[Objective]: Nothing but the lines from the top of the data to the line holding "import numpy as np" should be printed, word for word and both ends included; leave the pictures out.

[Recorded information]:

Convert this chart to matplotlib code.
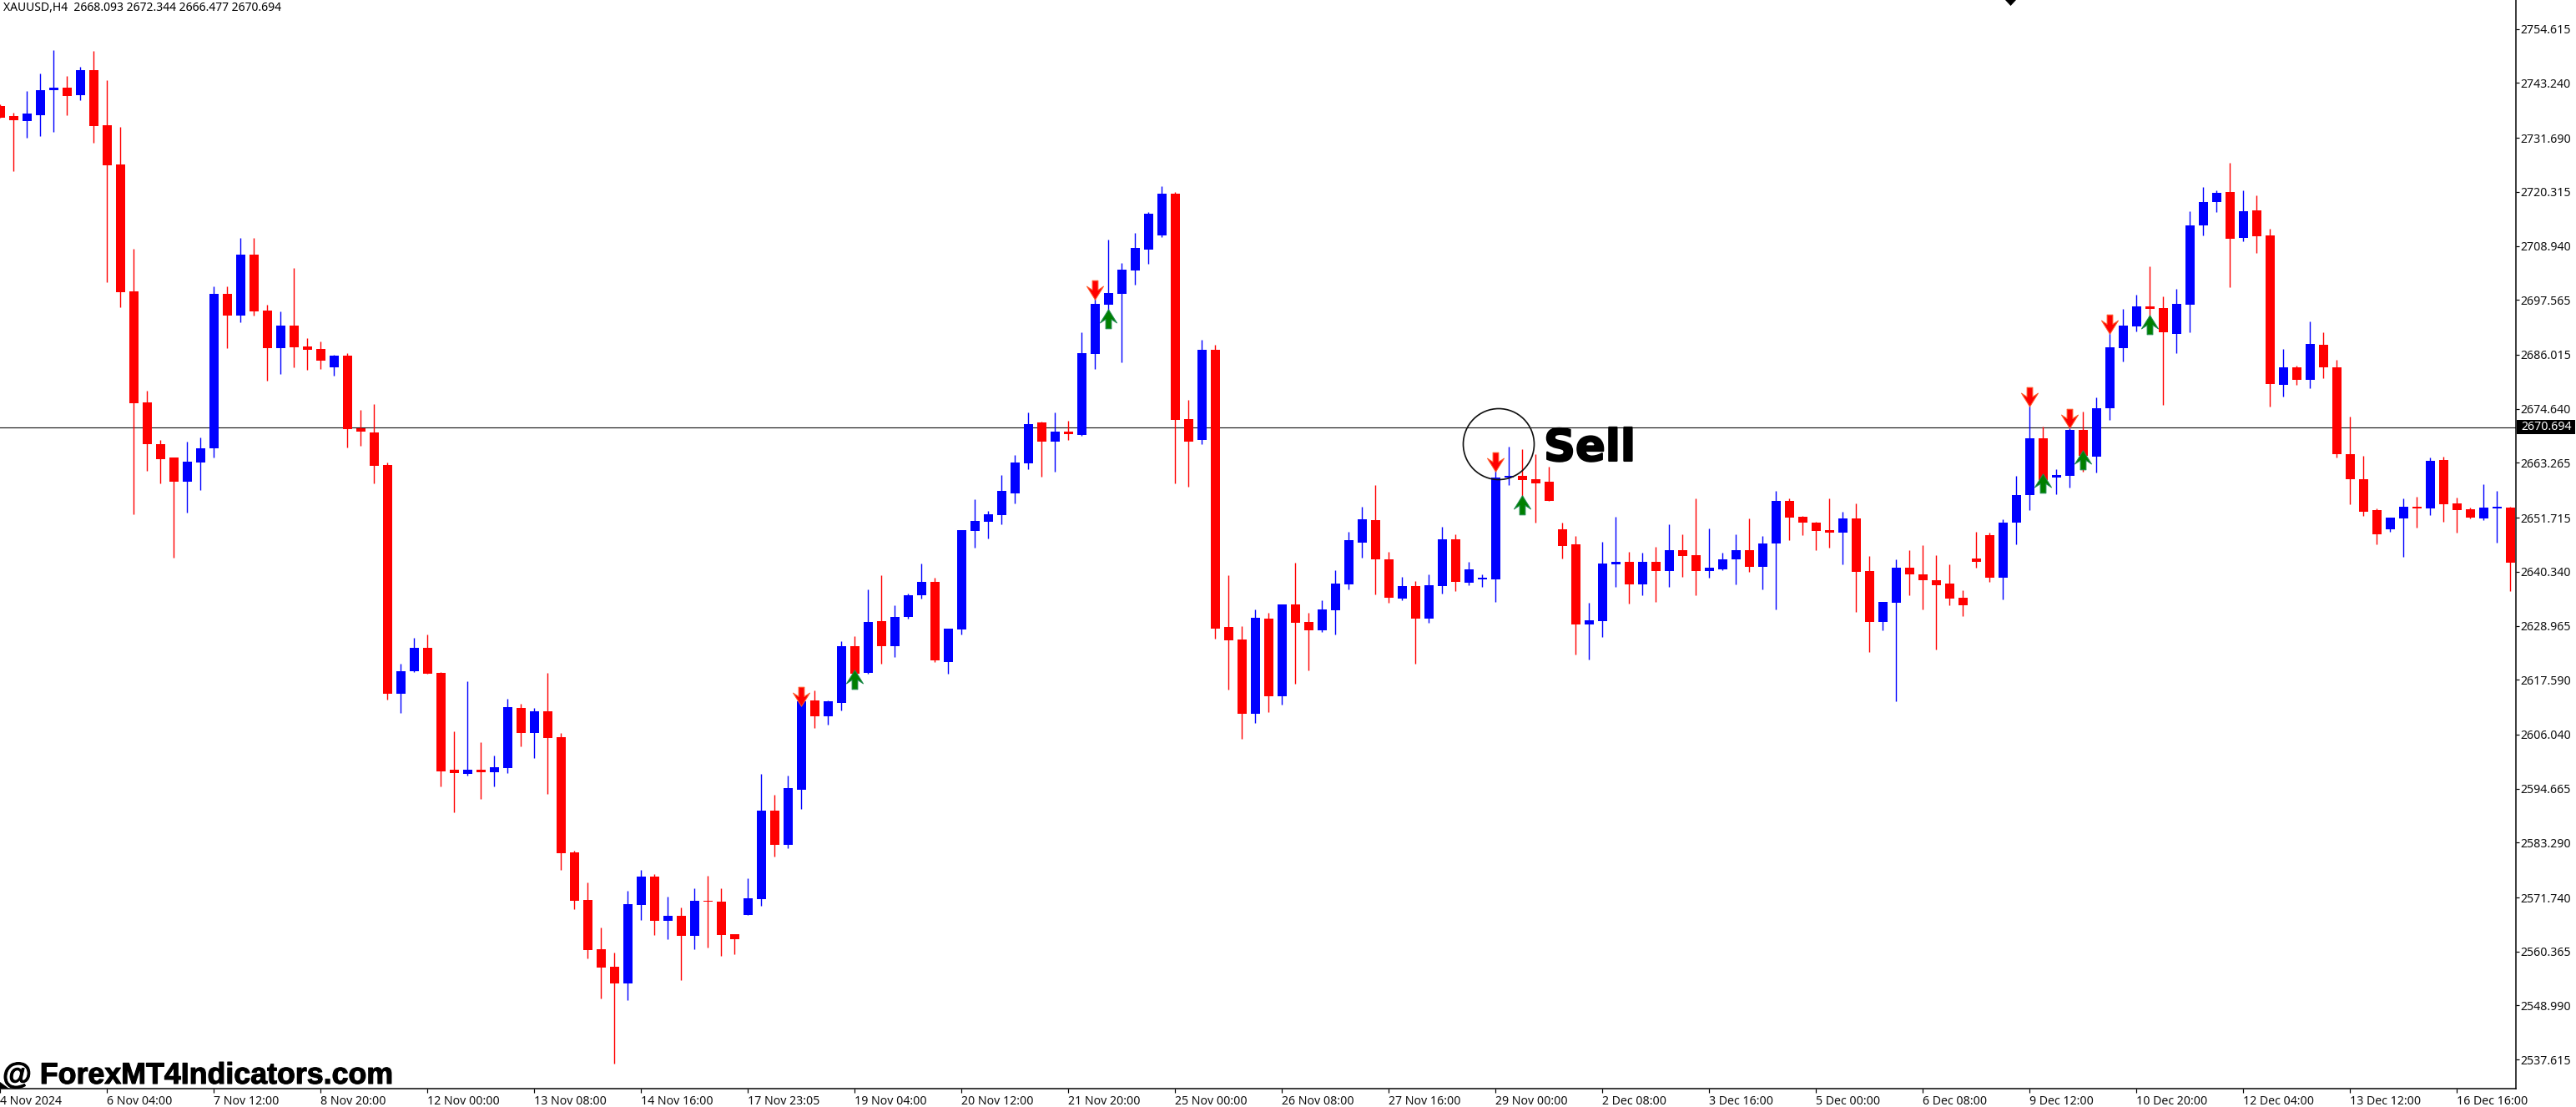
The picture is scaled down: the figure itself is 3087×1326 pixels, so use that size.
import matplotlib
matplotlib.use("Agg")
import matplotlib.pyplot as plt
import matplotlib.patheffects as pe
from matplotlib.patches import Ellipse, Polygon
from matplotlib.path import Path
from matplotlib.ticker import FixedLocator, FixedFormatter
import numpy as np

W, H = 3087, 1326
DPI = 100
FONT = "Noto Sans"

opens = [2738.4,2736.3,2735.3,2736.5,2741.7,2742.3,2740.6,2746.0,2734.4,2726.1,2699.3,2676.0,2667.2,2664.3,2659.3,2663.4,2666.3,2698.9,2694.3,2707.1,
 2695.3,2687.4,2692.2,2687.7,2687.3,2683.3,2685.8,2670.5,2669.6,2662.8,2614.6,2619.4,2624.3,2619.1,2598.6,2597.8,2598.7,2598.1,2599.0,2611.6,
 2606.3,2611.0,2605.5,2581.3,2571.2,2560.8,2557.2,2553.7,2570.2,2576.1,2566.9,2567.9,2563.6,2571.1,2570.9,2564.1,2568.1,2571.4,2590.1,2582.8,
 2594.4,2613.3,2609.9,2612.7,2624.7,2619.1,2629.9,2624.6,2630.8,2635.3,2638.2,2621.4,2628.1,2648.9,2650.9,2652.2,2656.8,2663.2,2671.8,2667.7,
 2669.9,2669.2,2686.2,2696.5,2698.9,2703.8,2708.1,2711.2,2720.0,2672.4,2668.0,2687.1,2628.7,2626.1,2610.5,2630.5,2614.2,2633.5,2629.8,2628.0,
 2632.3,2637.6,2646.4,2651.2,2642.9,2634.7,2637.3,2630.4,2637.3,2647.2,2638.1,2638.8,2638.7,2660.1,2660.5,2659.8,2659.3,2649.2,2646.1,2629.2,
 2629.9,2641.9,2642.5,2637.6,2642.4,2640.5,2644.9,2643.9,2640.5,2640.9,2642.9,2644.8,2641.4,2646.3,2655.2,2651.9,2650.7,2649.1,2648.6,2651.6,
 2640.5,2629.8,2633.8,2641.1,2639.7,2638.5,2637.8,2634.8,2643.1,2648.0,2639.0,2650.6,2656.4,2668.4,2660.2,2660.5,2670.2,2664.5,2674.7,2687.4,
 2692.0,2696.2,2695.9,2690.4,2696.5,2713.3,2718.2,2720.3,2710.6,2716.4,2711.2,2679.7,2683.4,2680.8,2688.2,2683.3,2665.1,2659.9,2653.3,2649.2,
 2651.6,2654.0,2653.6,2663.8,2654.7,2653.5,2651.6,2653.7,2653.9]
highs = [2738.7,2736.9,2741.5,2745.3,2750.2,2744.7,2746.6,2749.9,2743.8,2734.0,2708.4,2678.5,2668.0,2664.4,2667.7,2668.6,2700.4,2700.4,2710.6,2710.6,
 2696.5,2695.2,2704.2,2689.5,2688.8,2686.0,2686.4,2674.4,2675.7,2663.4,2620.9,2626.5,2627.2,2619.2,2606.7,2617.3,2604.5,2601.7,2613.6,2612.5,
 2611.6,2619.1,2606.3,2581.6,2574.9,2565.4,2560.1,2573.1,2577.6,2576.7,2572.0,2569.7,2573.6,2576.4,2573.6,2564.1,2575.8,2597.7,2593.4,2597.4,
 2614.3,2615.4,2613.3,2625.8,2626.8,2636.6,2639.6,2633.3,2635.7,2642.1,2639.1,2628.4,2649.1,2655.6,2653.1,2660.7,2665.0,2673.8,2672.0,2673.8,
 2672.1,2690.7,2698.3,2710.3,2705.4,2711.7,2716.0,2721.6,2720.3,2676.6,2689.1,2688.2,2639.6,2628.9,2632.4,2631.7,2633.5,2642.3,2631.7,2634.4,
 2640.6,2648.8,2654.1,2658.5,2644.5,2639.3,2638.4,2639.7,2649.8,2648.2,2642.5,2639.7,2661.9,2666.6,2666.2,2665.1,2662.5,2650.6,2647.9,2633.8,
 2646.7,2651.9,2644.5,2644.3,2645.5,2650.3,2648.3,2655.8,2649.4,2644.3,2648.2,2651.6,2647.9,2657.4,2655.8,2652.1,2650.9,2655.8,2652.9,2654.7,
 2643.6,2633.9,2642.9,2644.8,2646.0,2643.9,2641.9,2636.5,2648.8,2648.5,2651.3,2660.5,2675.2,2670.9,2661.9,2671.5,2674.1,2677.0,2690.9,2695.6,
 2698.7,2704.7,2698.3,2699.9,2716.3,2721.3,2720.6,2726.4,2720.6,2719.5,2712.6,2687.3,2683.7,2693.1,2690.7,2684.9,2673.0,2664.7,2653.7,2651.8,
 2655.8,2656.1,2664.4,2664.5,2655.9,2653.9,2658.7,2657.4,2654.0]
lows = [2736.0,2724.7,2731.7,2732.0,2732.9,2736.5,2739.6,2730.7,2701.3,2696.1,2652.5,2661.6,2658.9,2643.3,2652.8,2657.6,2664.4,2687.4,2692.9,2694.3,
 2680.5,2681.9,2683.4,2682.8,2683.0,2681.6,2666.5,2666.9,2658.9,2613.4,2610.6,2619.2,2618.8,2595.1,2589.6,2597.4,2592.5,2595.1,2598.0,2603.6,
 2601.1,2593.5,2577.6,2569.3,2558.9,2550.4,2536.7,2550.1,2567.0,2563.9,2563.0,2554.4,2560.8,2561.2,2559.5,2559.8,2568.1,2570.0,2580.4,2582.2,
 2590.4,2607.5,2608.2,2611.2,2616.5,2618.8,2621.0,2622.3,2630.5,2634.7,2621.3,2618.9,2627.2,2645.4,2647.3,2650.3,2654.7,2661.9,2660.4,2661.4,
 2668.1,2669.0,2683.0,2694.6,2684.5,2700.8,2705.1,2710.8,2658.9,2658.3,2667.2,2626.2,2615.5,2605.1,2608.5,2610.7,2612.4,2616.8,2619.5,2627.7,
 2627.1,2636.6,2643.3,2635.6,2633.8,2634.4,2620.9,2629.5,2635.7,2636.3,2637.5,2637.2,2633.9,2658.5,2655.9,2650.6,2655.2,2643.1,2622.9,2621.9,
 2626.6,2637.2,2633.6,2635.4,2633.9,2637.2,2639.3,2635.3,2639.0,2640.6,2637.6,2640.3,2636.6,2632.4,2646.9,2648.0,2644.8,2645.4,2641.9,2631.8,
 2623.4,2628.0,2613.0,2635.3,2632.4,2624.0,2633.2,2631.0,2641.1,2638.2,2634.5,2646.1,2653.3,2657.4,2656.7,2658.0,2661.4,2661.3,2672.3,2684.6,
 2691.0,2690.9,2675.4,2686.4,2690.7,2711.2,2716.1,2700.2,2709.9,2707.4,2675.1,2677.2,2679.6,2679.0,2681.0,2664.4,2654.6,2652.1,2646.1,2648.8,
 2643.4,2649.7,2652.2,2650.9,2648.6,2651.5,2651.2,2646.4,2636.3]
closes = [2736.0,2735.4,2736.8,2741.8,2742.3,2740.5,2746.0,2734.1,2725.9,2699.2,2675.8,2667.2,2664.1,2659.3,2663.5,2666.3,2698.9,2694.3,2707.1,2695.2,
 2687.4,2692.2,2687.6,2687.1,2684.8,2685.8,2670.3,2669.8,2662.6,2614.6,2619.4,2624.3,2618.9,2598.3,2598.0,2598.7,2598.1,2599.1,2611.8,2606.3,
 2611.0,2605.4,2581.0,2571.1,2560.7,2556.9,2553.7,2570.3,2576.1,2566.9,2567.9,2563.6,2571.1,2570.8,2563.9,2563.0,2571.6,2590.1,2582.8,2594.7,
 2613.1,2609.9,2613.0,2624.7,2618.8,2629.8,2624.6,2630.8,2635.4,2638.2,2621.6,2628.4,2649.1,2651.0,2652.5,2657.3,2663.4,2671.5,2667.7,2669.9,
 2669.3,2686.4,2696.8,2699.0,2703.9,2708.5,2715.7,2720.0,2672.3,2667.7,2687.1,2628.4,2625.9,2610.5,2630.7,2614.2,2633.5,2629.6,2628.0,2632.4,
 2637.8,2646.9,2651.3,2642.9,2634.8,2637.3,2630.4,2637.5,2647.2,2638.2,2640.9,2639.1,2660.1,2660.5,2659.6,2658.9,2655.2,2645.8,2629.2,2630.1,
 2642.1,2642.5,2637.6,2642.4,2640.5,2644.9,2643.6,2640.5,2641.2,2643.0,2644.8,2641.4,2646.3,2655.2,2651.8,2650.6,2648.9,2648.6,2651.6,2640.3,
 2629.8,2633.9,2641.1,2639.7,2638.5,2637.5,2634.7,2633.2,2642.5,2639.0,2650.7,2656.4,2668.4,2659.6,2660.7,2670.2,2664.8,2674.8,2687.6,2692.2,
 2696.2,2695.6,2690.7,2696.8,2713.3,2718.2,2720.1,2710.5,2716.3,2710.9,2679.9,2683.4,2680.8,2688.3,2683.3,2665.1,2659.9,2652.9,2648.3,2651.8,
 2654.0,2653.7,2663.7,2654.6,2653.3,2651.8,2653.9,2654.0,2642.3]

sell_bars = [60, 82, 112, 152, 155, 158]
sell_prices = [2614.2, 2699.8, 2663.5, 2677.3, 2672.6, 2692.5]
buy_bars = [64, 83, 114, 153, 156, 161]
buy_prices = [2617.7, 2693.5, 2654.4, 2658.9, 2663.8, 2692.3]

last_price = 2670.694
y_ticks = [2754.615,2743.240,2731.690,2720.315,2708.940,2697.565,2686.015,2674.640,2663.265,2651.715,
           2640.340,2628.965,2617.590,2606.040,2594.665,2583.290,2571.740,2560.365,2548.990,2537.615]
x_labels = ["4 Nov 2024","6 Nov 04:00","7 Nov 12:00","8 Nov 20:00","12 Nov 00:00","13 Nov 08:00","14 Nov 16:00",
            "17 Nov 23:05","19 Nov 04:00","20 Nov 12:00","21 Nov 20:00","25 Nov 00:00","26 Nov 08:00","27 Nov 16:00",
            "29 Nov 00:00","2 Dec 08:00","3 Dec 16:00","5 Dec 00:00","6 Dec 08:00","9 Dec 12:00","10 Dec 20:00",
            "12 Dec 04:00","13 Dec 12:00","16 Dec 16:00"]
label_step = 8
header = "XAUUSD,H4  2668.093 2672.344 2666.477 2670.694"

o, h, l, c = map(np.array, (opens, highs, lows, closes))
x = np.arange(len(o))
up = c >= o
colors = np.where(up, "#0000ff", "#ff0000")

px = 72 / DPI
fig = plt.figure(figsize=(W / DPI, H / DPI), dpi=DPI, facecolor="white")
R, B = 3014.5, 1304
ax = fig.add_axes([0, 1 - B / H, R / W, B / H])
ax.set_facecolor("white")
ax.set_xlim(-0.025, 188.38)
ax.set_ylim(2531.5, 2760.71)

ax.axhline(last_price, color="#101010", lw=1.1 * px, zorder=1)
ax.vlines(x, l, h, colors=colors, lw=1.4 * px, zorder=2)
ax.bar(x, np.maximum(np.abs(c - o), 0.3), bottom=np.minimum(o, c), width=11 / 16, color=colors, lw=0, zorder=3)

down_verts = [(-3.4, 11.3), (3.4, 11.3), (3.4, 0), (10, 4.4), (0, -11.7), (-10, 4.4), (-3.4, 0), (-3.4, 11.3)]
down = Path(down_verts, closed=True)
upw = Path([(a, -b) for a, b in down_verts], closed=True)
ax.plot(sell_bars, sell_prices, ls="", marker=down, ms=23.4 * px, mfc="#ff0000", mec="#ff5a2a", mew=1.0 * px, zorder=5)
ax.plot(buy_bars, buy_prices, ls="", marker=upw, ms=23.4 * px, mfc="#008000", mec="#1f8a4f", mew=1.0 * px, zorder=5)

for s in ("left", "top"):
    ax.spines[s].set_visible(False)
for s in ("right", "bottom"):
    ax.spines[s].set_linewidth(1.5 * px)
    ax.spines[s].set_color("black")

ax.yaxis.tick_right()
ax.yaxis.set_major_locator(FixedLocator(y_ticks))
ax.yaxis.set_major_formatter(FixedFormatter([f"{v:.3f}" for v in y_ticks]))
ax.tick_params(axis="y", length=4 * px, width=1.2 * px, pad=1.5, labelsize=10.2, labelfontfamily=FONT, labelcolor="#101010")
ax.xaxis.set_major_locator(FixedLocator(list(range(0, len(x_labels) * label_step, label_step))))
ax.xaxis.set_major_formatter(FixedFormatter(x_labels))
ax.tick_params(axis="x", length=5 * px, width=1.2 * px, pad=2, labelsize=10.2, labelfontfamily=FONT, labelcolor="#101010")
for t in ax.get_xticklabels():
    t.set_ha("left")

# Current-price tag on the axis
fig.add_artist(Polygon([(3016 / W, 1 - 503 / H), (3086 / W, 1 - 503 / H), (3086 / W, 1 - 520.5 / H), (3016 / W, 1 - 520.5 / H)],
                       closed=True, transform=fig.transFigure, fc="black", ec="none", zorder=2))
fig.text(3021.5 / W, 1 - 511.8 / H, f"{last_price:.3f}", color="white", fontsize=10.2, family=FONT, va="center", ha="left", zorder=3)

fig.text(4 / W, 1 - 9.5 / H, header, fontsize=10.05, family=FONT, color="black", va="center", ha="left", zorder=3)

fig.add_artist(Ellipse((1796 / W, 1 - 532 / H), 85 / W, 85 / H, transform=fig.transFigure, fc="none", ec="#111111", lw=1.7 * px, zorder=6))
fig.text(1850 / W, 1 - 552 / H, "Sell", fontsize=38, family="DejaVu Sans", weight="bold", color="black", va="baseline", ha="left",
         path_effects=[pe.withStroke(linewidth=1.5, foreground="black")], zorder=6)
fig.text(3 / W, 1 - 1298 / H, "@ ForexMT4Indicators.com", fontsize=25.75, family="Liberation Sans", weight="bold", color="black",
         va="baseline", ha="left", path_effects=[pe.withStroke(linewidth=0.8, foreground="black")], zorder=6)

fig.add_artist(Polygon([(2403 / W, 1.0), (2416 / W, 1.0), (2409.5 / W, 1 - 7 / H)], closed=True, transform=fig.transFigure, fc="black", ec="none", zorder=6))
fig.add_artist(Polygon([(0, 1 - 1296 / H), (11 / W, 1 - 1304 / H), (0, 1 - 1304 / H)], closed=True, transform=fig.transFigure, fc="black", ec="none", zorder=6))

fig.savefig("out.png", dpi=DPI, facecolor="white")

[Answer to the task]:
Convert this chart to matplotlib code.
The picture is scaled down: the figure itself is 3087×1326 pixels, so use that size.
import matplotlib
matplotlib.use("Agg")
import matplotlib.pyplot as plt
import matplotlib.patheffects as pe
from matplotlib.patches import Ellipse, Polygon
from matplotlib.path import Path
from matplotlib.ticker import FixedLocator, FixedFormatter
import numpy as np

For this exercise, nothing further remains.